Everybody knows stuff that costs more is better. Why buy a $3 jar of Smucker’s when there are $12 rhomboid-shaped jars of artisanal marmalade, chutney and fruit curd on the shelf? Plus it just feels good to treat oneself to luxury.
So who can blame our City Council for scoring San Antonio one hell of a status symbol in City Manager Sheryl Sculley, whose current salary already places her well above the national median for her position, and whose proposed increase would set her pay at a monocle-popping $355,000?
Just think of how envious LA* is going to be. Our City Manager is a rock star, dammit! She runs marathons. She has wisely replaced the high-caloric, sugary drinks in City buildings with delicious, healthful Diet Fanta (mit aspartame!). She's got dreams of getting San Antonio on the move and on the map. San Antonio is big time; we’re ballers.
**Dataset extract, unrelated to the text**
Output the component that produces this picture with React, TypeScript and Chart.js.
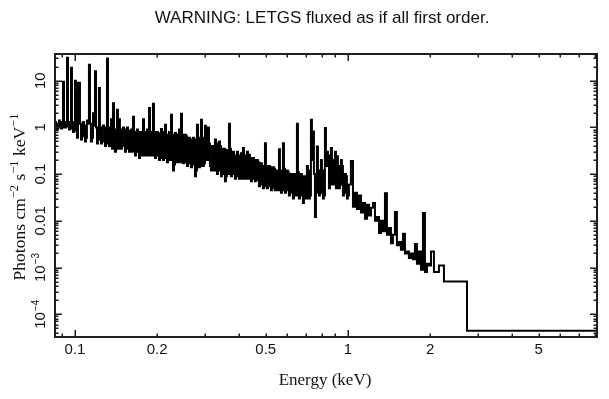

Earlier this month Sculley presented a proposed balanced budget, which includes a generous 2% cost of living allowance for City employees and retirees, and an incentive-based pay increase for City execs (not to exceed 5% for any individual). The budget contains the typical feel-good language about cost-saving efficiencies, property tax freezes and improvements to infrastructure and emergency services. She's doing a heckuvajob. But $3355,000 a year? What else do we get for all this cheddar?
Not social services. Among the budget recommendations to fund programs like Volunteer Income Tax Assistance (VITA), there are also proposed cuts for other volunteer-staffed programs that help poor San Antonians learn ESL and study for their GED. Apparently it's just too costly to keep the buildings open on Saturdays … all of $332,000 costly.
Seems it doesn't really matter how you or I are doing economically. None of us needs to be told that these continue to be difficult times. Texas is overwhelmed with requests for food stamp aid — HHS just requested more than 1,500 new eligibility workers to deal with the onslaught. Locally, the San Antonio Food Bank has seen a significant increase in requests for assistance, many from folks who've never sought such services in their lives. Kinda makes a 12.7% pay bump seem a little excessive, no?
But at the end of the day, this isn't about Sheryl Sculley. We need to evaluate how City Council perceives “value.” While other cities across the country have subjected their city executives to furloughs and pay freezes, and working families are finding it damn near impossible to keep themselves clothed, housed, and fed, maybe it’s time to consider the wisdom of this rather exorbitant payday.